Nova Scotia

Little brown bat population down to zero in some Cape Breton locations

The little brown bat population on Cape Breton has been decimated by white-nose syndrome, an ongoing study by the Atlantic Coastal Action Program confirms.

ACAP project co-ordinator Sarah Penney says the numbers are scary

White-nose syndrome first surfaced in Canada in 2010 and has spread from Ontario through Quebec into the Maritime provinces. (Ryan von Linden/New York Department of Environmental Conservation/AP)

The little brown bat population on Cape Breton has been decimated by white-nose syndrome, an ongoing study by the Atlantic Coastal Action Program confirms.

The disease surfaced in Canada in 2010 and has spread from Ontario through Quebec into the Maritime provinces.

White-nose syndrome causes bats to develop white patches on their muzzles and other parts of their bodies during winter hibernation. Affected bats appear to wake up from hibernation early and weakened, and they often die. 

Bats are major insect eaters and there are fears large bat mortalities will affect the forestry and agricultural industries. 

ACAP Cape Breton has been monitoring the population of Myotis lucifugus — doing a count at bat colony sites — since 2013.  

"The maternity colony counts are scary," said project co-ordinator Sarah Penney, backing up the statement with some grim statistics.

Grim statistics

ACAP identified eight sites where bats would sleep during the day and watched as the animals came out at dusk.

"Our biggest colony was in Sydney Forks, and in the first year about 270 bats came out of that structure in about an hour," she said.

"We did the same count last year and only 32 bats emerged at the highest count.
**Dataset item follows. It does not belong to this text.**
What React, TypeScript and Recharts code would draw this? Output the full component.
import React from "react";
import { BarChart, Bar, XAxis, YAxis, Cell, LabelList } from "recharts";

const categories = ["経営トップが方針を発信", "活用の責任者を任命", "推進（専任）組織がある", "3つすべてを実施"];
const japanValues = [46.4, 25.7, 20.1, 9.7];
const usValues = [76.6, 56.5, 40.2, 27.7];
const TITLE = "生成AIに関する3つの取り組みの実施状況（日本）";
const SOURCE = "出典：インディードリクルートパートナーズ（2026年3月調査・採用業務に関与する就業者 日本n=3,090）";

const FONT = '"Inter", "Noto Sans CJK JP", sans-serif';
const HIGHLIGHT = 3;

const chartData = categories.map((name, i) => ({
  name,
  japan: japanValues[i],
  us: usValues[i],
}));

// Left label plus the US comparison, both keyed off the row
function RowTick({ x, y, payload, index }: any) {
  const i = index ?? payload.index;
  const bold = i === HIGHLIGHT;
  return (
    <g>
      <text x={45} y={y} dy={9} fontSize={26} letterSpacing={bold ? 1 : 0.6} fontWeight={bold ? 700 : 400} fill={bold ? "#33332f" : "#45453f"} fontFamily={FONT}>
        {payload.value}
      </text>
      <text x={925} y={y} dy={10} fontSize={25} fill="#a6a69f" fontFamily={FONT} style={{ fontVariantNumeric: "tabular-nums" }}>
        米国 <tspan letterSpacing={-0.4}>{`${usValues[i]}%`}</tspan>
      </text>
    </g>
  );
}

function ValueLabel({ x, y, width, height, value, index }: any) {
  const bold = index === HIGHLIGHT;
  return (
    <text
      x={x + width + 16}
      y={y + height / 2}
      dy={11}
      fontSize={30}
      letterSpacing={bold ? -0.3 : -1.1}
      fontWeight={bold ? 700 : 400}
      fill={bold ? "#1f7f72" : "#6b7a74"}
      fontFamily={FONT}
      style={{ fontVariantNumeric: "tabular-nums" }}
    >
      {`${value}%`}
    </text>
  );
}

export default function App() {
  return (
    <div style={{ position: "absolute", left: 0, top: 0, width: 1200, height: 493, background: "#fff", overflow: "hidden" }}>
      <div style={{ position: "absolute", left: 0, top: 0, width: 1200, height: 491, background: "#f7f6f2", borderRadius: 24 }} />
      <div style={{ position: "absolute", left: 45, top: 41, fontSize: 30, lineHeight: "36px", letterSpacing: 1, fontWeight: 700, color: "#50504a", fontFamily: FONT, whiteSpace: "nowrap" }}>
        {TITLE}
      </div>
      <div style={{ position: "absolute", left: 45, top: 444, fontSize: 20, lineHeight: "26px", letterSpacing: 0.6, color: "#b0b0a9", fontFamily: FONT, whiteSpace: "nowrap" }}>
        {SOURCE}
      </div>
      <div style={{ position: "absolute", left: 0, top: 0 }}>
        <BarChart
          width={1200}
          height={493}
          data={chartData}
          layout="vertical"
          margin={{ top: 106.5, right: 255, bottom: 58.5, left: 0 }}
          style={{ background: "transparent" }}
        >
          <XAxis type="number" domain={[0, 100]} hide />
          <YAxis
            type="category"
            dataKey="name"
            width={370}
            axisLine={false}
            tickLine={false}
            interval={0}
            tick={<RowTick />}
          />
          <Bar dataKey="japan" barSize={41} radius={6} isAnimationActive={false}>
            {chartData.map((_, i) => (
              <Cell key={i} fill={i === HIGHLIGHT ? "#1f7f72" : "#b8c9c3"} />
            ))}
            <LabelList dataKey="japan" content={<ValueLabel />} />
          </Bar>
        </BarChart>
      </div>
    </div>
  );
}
And we went back again this year, and there were no bats coming out."

Cape Breton Atlantic Coastal Action Program bat survey project co-ordinator Sarah Penney says the counts on the island are scary. (Hal Higgins/CBC)

Penny said counts at the seven other locations last year showed no bats at all.
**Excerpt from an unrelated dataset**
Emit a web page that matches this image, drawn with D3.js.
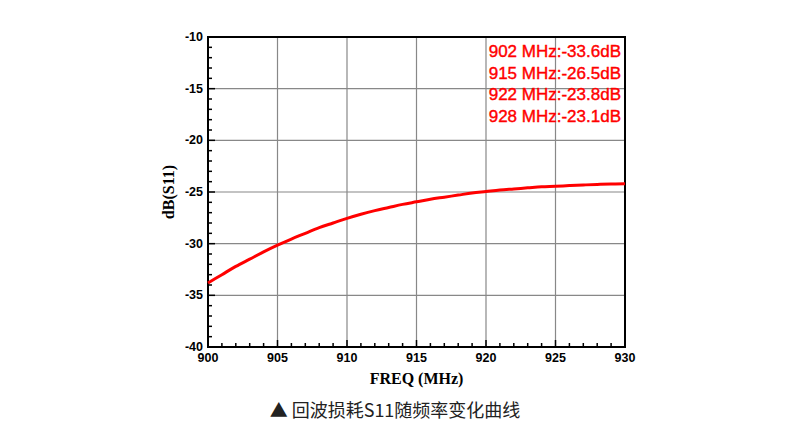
<!DOCTYPE html><html><head><meta charset="utf-8"><script src="https://cdn.jsdelivr.net/npm/d3@7"></script>
<style>body{margin:0;background:#fff}</style></head><body><svg id="c" width="790" height="440"></svg>
<script>
const freqs=[900,901,902,903,904,905,906,907,908,909,910,911,912,913,914,915,916,917,918,919,920,921,922,923,924,925,926,927,928,929,930];
const s11=[-33.8,-33.0,-32.2,-31.5,-30.8,-30.15,-29.55,-29.0,-28.45,-28.0,-27.55,-27.15,-26.8,-26.5,-26.2,-25.95,-25.7,-25.5,-25.3,-25.1,-24.95,-24.8,-24.7,-24.6,-24.5,-24.45,-24.38,-24.32,-24.27,-24.23,-24.2];
const xTicks=[900,905,910,915,920,925,930];
const yTicks=[-10,-15,-20,-25,-30,-35,-40];
const notes=["902 MHz:-33.6dB","915 MHz:-26.5dB","922 MHz:-23.8dB","928 MHz:-23.1dB"];
const svg=d3.select("#c");
const L=208,R=625,T=37,B=347;
const x=d3.scaleLinear().domain([900,930]).range([L,R]);
const y=d3.scaleLinear().domain([-40,-10]).range([B,T]);
const g=svg.append("g");
g.selectAll(".gx").data(xTicks).join("line").attr("x1",d=>x(d)).attr("x2",d=>x(d)).attr("y1",T).attr("y2",B).attr("stroke","#888").attr("stroke-width",1.2);
g.selectAll(".gy").data(yTicks).join("line").attr("y1",d=>y(d)).attr("y2",d=>y(d)).attr("x1",L).attr("x2",R).attr("stroke","#888").attr("stroke-width",1.2);
svg.append("rect").attr("x",L).attr("y",T).attr("width",R-L).attr("height",B-T).attr("fill","none").attr("stroke","#000").attr("stroke-width",2);
svg.append("g").selectAll("line").data(d3.range(900,931)).join("line").attr("x1",d=>x(d)).attr("x2",d=>x(d)).attr("y1",B).attr("y2",d=>B-(d%5===0?7:4)).attr("stroke","#000").attr("stroke-width",1.5);
svg.append("g").selectAll("line").data(d3.range(-40,-9)).join("line").attr("y1",d=>y(d)).attr("y2",d=>y(d)).attr("x1",L).attr("x2",d=>L+(d%5===0?7:4)).attr("stroke","#000").attr("stroke-width",1.5);
const tf="Liberation Sans, Arial, sans-serif";
svg.append("g").selectAll("text").data(xTicks).join("text").attr("x",d=>x(d)).attr("y",B+15).attr("text-anchor","middle").attr("font-family",tf).attr("font-weight","bold").attr("font-size",12.5).text(d=>d);
svg.append("g").selectAll("text").data(yTicks).join("text").attr("x",L-5).attr("y",d=>y(d)+4).attr("text-anchor","end").attr("font-family",tf).attr("font-weight","bold").attr("font-size",12.5).text(d=>d);
svg.append("text").attr("x",(L+R)/2).attr("y",B+37).attr("text-anchor","middle").attr("font-family","Liberation Serif, Times New Roman, serif").attr("font-weight","bold").attr("font-size",16).text("FREQ (MHz)");
svg.append("text").attr("transform",`translate(${L-34},${(T+B)/2}) rotate(-90)`).attr("text-anchor","middle").attr("font-family","Liberation Serif, Times New Roman, serif").attr("font-weight","bold").attr("font-size",16).text("dB(S11)");
svg.append("path").datum(freqs.map((f,i)=>[f,s11[i]])).attr("d",d3.line().x(d=>x(d[0])).y(d=>y(d[1])).curve(d3.curveMonotoneX)).attr("fill","none").attr("stroke","#f00").attr("stroke-width",3);
svg.append("g").selectAll("text").data(notes).join("text").attr("x",621).attr("y",(d,i)=>57+i*21.5).attr("text-anchor","end").attr("fill","#f00").attr("stroke","#f00").attr("stroke-width",0.4).attr("font-family",tf).attr("font-size",17).text(d=>d);
svg.append("text").attr("x",395).attr("y",417).attr("text-anchor","middle").attr("font-family","Noto Sans CJK SC, sans-serif").attr("font-size",18).attr("fill","#222").text("▲ 回波损耗S11随频率变化曲线");
</script></body></html>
The onset of white nose syndrome has been quick and deadly in the Maritimes since it was first confirmed in Cape Breton in the winter of 2013-2014, she said.

"Ninety to 99 per cent mortality in affected bat species — I think that's pretty stark," added Penny.
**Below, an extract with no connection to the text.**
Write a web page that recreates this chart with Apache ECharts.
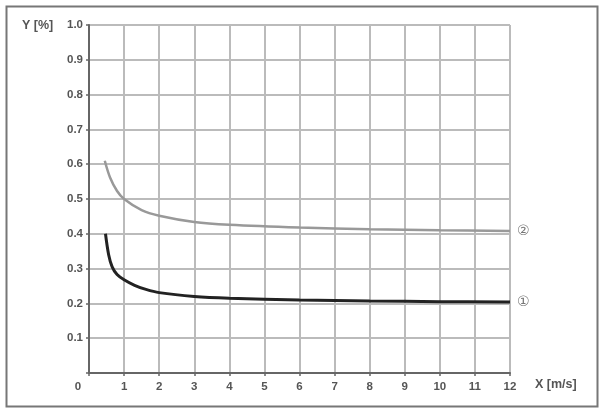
<!DOCTYPE html>
<html><head><meta charset="utf-8">
<script src="https://cdn.jsdelivr.net/npm/echarts@6/dist/echarts.min.js"></script>
<style>html,body{margin:0;padding:0;background:#fff}#c{width:600px;height:409px}</style>
</head><body><div id="c"></div>
<script>
var xTicks = [0,1,2,3,4,5,6,7,8,9,10,11,12];
var yTicks = [0,0.1,0.2,0.3,0.4,0.5,0.6,0.7,0.8,0.9,1.0];
var curve2X = [0.45,0.6,0.8,1,1.5,2,3,4,6,8,10,12];
var curve2Y = [0.61,0.562,0.523,0.5,0.468,0.452,0.434,0.426,0.418,0.413,0.41,0.408];
var curve1X = [0.47,0.56,0.66,0.8,1,1.3,1.6,2,3,4,6,8,10,12];
var curve1Y = [0.4,0.34,0.305,0.283,0.268,0.252,0.241,0.231,0.22,0.215,0.21,0.207,0.205,0.204];
var curveNames = ['②','①'];

function pairs(xs, ys){ return xs.map(function(x,i){return [x, ys[i]];}); }
var font = 'Liberation Sans, Arial, sans-serif';
var chart = echarts.init(document.getElementById('c'), null, {renderer:'canvas'});
chart.setOption({
  animation:false,
  backgroundColor:'#fff',
  grid:{left:89,right:90,top:25,bottom:36,containLabel:false},
  graphic:[
    {type:'rect',left:4,top:4,shape:{width:591,height:400},style:{fill:'none',stroke:'#777',lineWidth:2},silent:true},
    {type:'text',left:22,top:19,style:{text:'Y [%]',fill:'#555',font:'bold 12.5px '+font}},
    {type:'text',left:535,top:378,style:{text:'X [m/s]',fill:'#555',font:'bold 12.5px '+font}}
  ],
  xAxis:{type:'value',min:0,max:12,interval:1,
    axisLine:{lineStyle:{color:'#666',width:2}},
    axisTick:{show:true,length:3,lineStyle:{color:'#666',width:1.5}},
    axisLabel:{color:'#555',fontSize:11.5,fontWeight:'bold',fontFamily:font,margin:8,
      formatter:function(v){return v===0?'{z|0}':String(v);},
      rich:{z:{padding:[0,22,0,0],color:'#555',fontSize:11.5,fontWeight:'bold',fontFamily:font}}},
    splitLine:{show:true,lineStyle:{color:'#bbb',width:2}}
  },
  yAxis:{type:'value',min:0,max:1,interval:0.1,
    axisLine:{show:true,lineStyle:{color:'#666',width:2}},
    axisTick:{show:true,length:3,lineStyle:{color:'#666',width:1.5}},
    axisLabel:{color:'#555',fontSize:11.5,fontWeight:'bold',fontFamily:font,margin:6,
      formatter:function(v){return v===0?'':v.toFixed(1);}},
    splitLine:{show:true,lineStyle:{color:'#bbb',width:2}}
  },
  series:[
    {name:curveNames[0],type:'line',data:pairs(curve2X,curve2Y),smooth:0.35,showSymbol:false,
      lineStyle:{color:'#999',width:2.5},
      endLabel:{show:true,formatter:curveNames[0],color:'#777',fontSize:14,fontFamily:'DejaVu Sans',distance:7}},
    {name:curveNames[1],type:'line',data:pairs(curve1X,curve1Y),smooth:0.35,showSymbol:false,
      lineStyle:{color:'#222',width:3},
      endLabel:{show:true,formatter:curveNames[1],color:'#777',fontSize:14,fontFamily:'DejaVu Sans',distance:7}}
  ]
});
</script></body></html>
Bat sightings becoming rare

She said, according to scientific studies she's read, a small number of the animals in other areas have escaped the devastating effects of the fungus.

"The bats that do survive white nose syndrome continue to survive year after year. So they must have some kind of natural resistance to it," she said.

But by all accounts, a sighting of a little brown bat is a rare thing these days. ACAP will proceed with its monitoring project this summer, using a microphone and recording equipment in some places — and will go back to Sydney Forks late in the season to conduct another count.  

"But it's not looking good," said Penny.